Goal — Write out all lines holding the word "matplotlib".

Data extracted from a collection —
'''
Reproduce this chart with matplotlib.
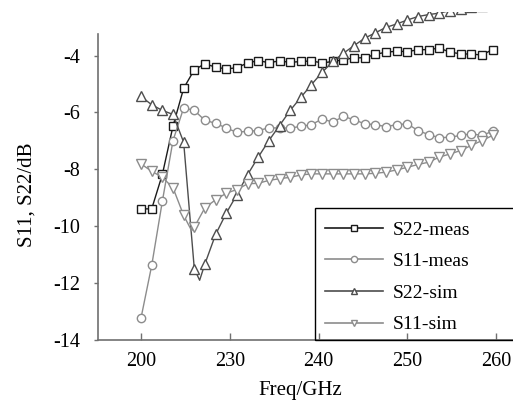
import numpy as np
import matplotlib
matplotlib.use("Agg")
import matplotlib.pyplot as plt
from matplotlib.lines import Line2D
from matplotlib.patches import Rectangle

plt.rcParams['font.family'] = ['Liberation Serif', 'DejaVu Serif']
plt.rcParams['axes.unicode_minus'] = False

# frequency grid of the measured / simulated points (plot coordinates)
freq = [220.0, 221.2, 222.4, 223.6, 224.8, 226.0, 227.2, 228.4, 229.6, 230.8,
        232.0, 233.2, 234.4, 235.6, 236.8, 238.0, 239.2, 240.4, 241.6, 242.8,
        244.0, 245.2, 246.4, 247.6, 248.8, 250.0, 251.2, 252.4, 253.6, 254.8,
        256.0, 257.2, 258.4, 259.6]

s22_meas = [-9.39, -9.39, -8.18, -6.48, -5.15, -4.50, -4.29, -4.41, -4.47, -4.43,
            -4.26, -4.18, -4.25, -4.19, -4.24, -4.21, -4.19, -4.26, -4.21, -4.15,
            -4.08, -4.08, -3.96, -3.88, -3.85, -3.86, -3.80, -3.79, -3.74, -3.88,
            -3.94, -3.95, -3.98, -3.79]

s11_meas = [-13.22, -11.38, -9.12, -6.99, -5.84, -5.93, -6.28, -6.38, -6.55, -6.70,
            -6.66, -6.64, -6.54, -6.55, -6.55, -6.49, -6.43, -6.23, -6.34, -6.14,
            -6.26, -6.40, -6.43, -6.50, -6.43, -6.40, -6.64, -6.78, -6.89, -6.87,
            -6.81, -6.75, -6.81, -6.66]

s22_sim = [-5.44, -5.73, -5.93, -6.07, -7.05, -11.50, -11.32, -10.29, -9.54, -8.89,
           -8.19, -7.57, -6.99, -6.46, -5.93, -5.47, -5.02, -4.59, -4.21, -3.92,
           -3.65, -3.39, -3.20, -3.01, -2.89, -2.75, -2.63, -2.56, -2.51, -2.42,
           -2.36, -2.30, -2.25, -2.20]

s11_sim = [-7.81, -8.07, -8.28, -8.65, -9.62, -10.03, -9.35, -9.07, -8.84, -8.71,
           -8.51, -8.49, -8.39, -8.33, -8.28, -8.20, -8.16, -8.16, -8.16, -8.16,
           -8.16, -8.16, -8.14, -8.10, -8.02, -7.93, -7.83, -7.75, -7.57, -7.46,
           -7.34, -7.16, -6.99, -6.81]

# extra un-marked points at the bottom of the two dips
s22_sim_dip = (226.6, -11.90)
s11_sim_dip = (225.7, -10.16)

xtick_pos = [220, 230, 240, 250, 260]
xtick_labels = ['200', '230', '240', '250', '260']
ytick_pos = [-14, -12, -10, -8, -6, -4]

W, H = 513, 401
fig = plt.figure(figsize=(W / 100, H / 100), dpi=100)
ax = fig.add_axes([98 / W, (H - 340) / H, 1 - 98 / W, (340 - 12) / H])


def with_dip(y, dip):
    f = list(freq)
    v = list(y)
    i = int(np.searchsorted(f, dip[0]))
    f.insert(i, dip[0])
    v.insert(i, dip[1])
    marks = [k for k in range(len(f)) if k != i]
    return f, v, marks


series = [
    ('S22-meas', freq, s22_meas, None, 's', '#1a1a1a', 5.2),
    ('S11-meas', freq, s11_meas, None, 'o', '#8c8c8c', 6),
    ('S22-sim',) + with_dip(s22_sim, s22_sim_dip) + ('^', '#4d4d4d', 6.5),
    ('S11-sim',) + with_dip(s11_sim, s11_sim_dip) + ('v', '#8c8c8c', 6.5),
]

handles = []
for name, f, y, marks, mk, col, ms in series:
    ax.plot(f, y, color=col, lw=1.0, marker=mk, ms=ms, mfc='white', mec=col,
            mew=1.0, markevery=marks, zorder=3)
    handles.append(Line2D([], [], color=col, lw=1.2, marker=mk, ms=4.5,
                          mfc='white', mec=col, mew=1.0, label=name))

ax.set_xlim(215.15, 261.9)
ax.set_ylim(-14, -2.47)

for s in ['top', 'right']:
    ax.spines[s].set_visible(False)
for s in ['left', 'bottom']:
    ax.spines[s].set_color('#707070')
    ax.spines[s].set_linewidth(1.2)
ax.spines['left'].set_bounds(-14, -3.23)

ax.set_xticks(xtick_pos)
ax.set_xticklabels(xtick_labels)
ax.set_yticks(ytick_pos)
ax.tick_params(axis='x', direction='in', length=5, width=1, color='#707070',
               pad=9, labelsize=14.5)
ax.tick_params(axis='y', direction='out', length=3, width=1, color='#707070',
               pad=10, labelsize=14.5)

ax.set_xlabel('Freq/GHz', fontsize=15)
ax.set_ylabel('S11, S22/dB', fontsize=15)
ax.xaxis.set_label_coords((300 - 98) / (W - 98), -(381 - 340) / 328)
ax.yaxis.set_label_coords(-(98 - 37) / (W - 98), (340 - 195) / 328)

# legend box
fig.patches.append(Rectangle((315 / W, (H - 340) / H), (W + 5 - 315) / W,
                             (340 - 208) / H, transform=fig.transFigure,
                             fill=False, edgecolor='black', lw=1.0, zorder=5))
fig.legend(handles=handles, loc='upper left',
           bbox_to_anchor=(325 / W, (H - 221) / H), frameon=False,
           fontsize=14, handlelength=3.0, handletextpad=0.5,
           labelspacing=0.72, borderpad=0, borderaxespad=0)

fig.savefig('out.png', dpi=100, facecolor='white')
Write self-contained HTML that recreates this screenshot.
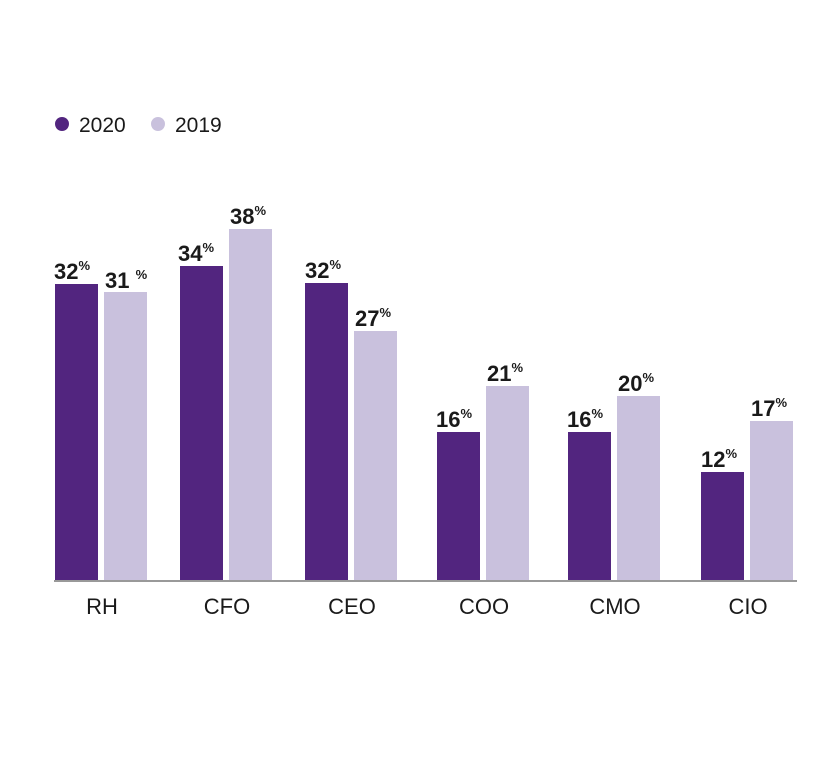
<!DOCTYPE html>
<html><head><meta charset="utf-8"><style>
body{margin:0;background:#fff}
svg{display:block}
text{font-family:"Liberation Sans",sans-serif;fill:#1a1a1a}
.v{font-size:22px;font-weight:bold}
.p{font-size:13px;font-weight:bold}
.c{font-size:22px;text-anchor:middle}
</style></head><body>
<svg width="840" height="768" viewBox="0 0 840 768">
<circle cx="62" cy="124" r="7" fill="#52257f"/>
<text x="79" y="132" font-size="21" fill="#222">2020</text>
<circle cx="158" cy="124" r="7" fill="#c9c1dd"/>
<text x="175" y="132" font-size="21" fill="#222">2019</text>
<g fill="#52257f">
<rect x="55" y="284" width="43" height="297"/>
<rect x="180" y="266" width="43" height="315"/>
<rect x="305" y="283" width="43" height="298"/>
<rect x="437" y="432" width="43" height="149"/>
<rect x="568" y="432" width="43" height="149"/>
<rect x="701" y="472" width="43" height="109"/>
</g>
<g fill="#c9c1dd">
<rect x="104" y="292" width="43" height="289"/>
<rect x="229" y="229" width="43" height="352"/>
<rect x="354" y="331" width="43" height="250"/>
<rect x="486" y="386" width="43" height="195"/>
<rect x="617" y="396" width="43" height="185"/>
<rect x="750" y="421" width="43" height="160"/>
</g>
<rect x="54" y="580" width="743" height="2" fill="#999"/>
<g class="v">
<text x="54" y="279">32<tspan class="p" dy="-9">%</tspan></text>
<text x="105" y="288">31 <tspan class="p" dy="-9">%</tspan></text>
<text x="178" y="261">34<tspan class="p" dy="-9">%</tspan></text>
<text x="230" y="224">38<tspan class="p" dy="-9">%</tspan></text>
<text x="305" y="278">32<tspan class="p" dy="-9">%</tspan></text>
<text x="355" y="326">27<tspan class="p" dy="-9">%</tspan></text>
<text x="436" y="427">16<tspan class="p" dy="-9">%</tspan></text>
<text x="487" y="381">21<tspan class="p" dy="-9">%</tspan></text>
<text x="567" y="427">16<tspan class="p" dy="-9">%</tspan></text>
<text x="618" y="391">20<tspan class="p" dy="-9">%</tspan></text>
<text x="701" y="467">12<tspan class="p" dy="-9">%</tspan></text>
<text x="751" y="416">17<tspan class="p" dy="-9">%</tspan></text>
</g>
<text class="c" x="102" y="614">RH</text>
<text class="c" x="227" y="614">CFO</text>
<text class="c" x="352" y="614">CEO</text>
<text class="c" x="484" y="614">COO</text>
<text class="c" x="615" y="614">CMO</text>
<text class="c" x="748" y="614">CIO</text>
</svg>
</body></html>
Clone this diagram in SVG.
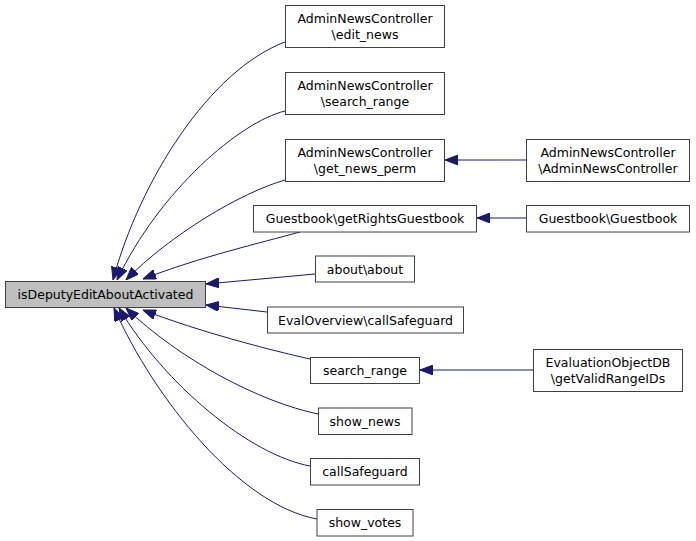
'''
Correct result —
Reproduce this chart with matplotlib.
import matplotlib
matplotlib.use("Agg")
import matplotlib.pyplot as plt
from matplotlib.lines import Line2D
from matplotlib.patches import Rectangle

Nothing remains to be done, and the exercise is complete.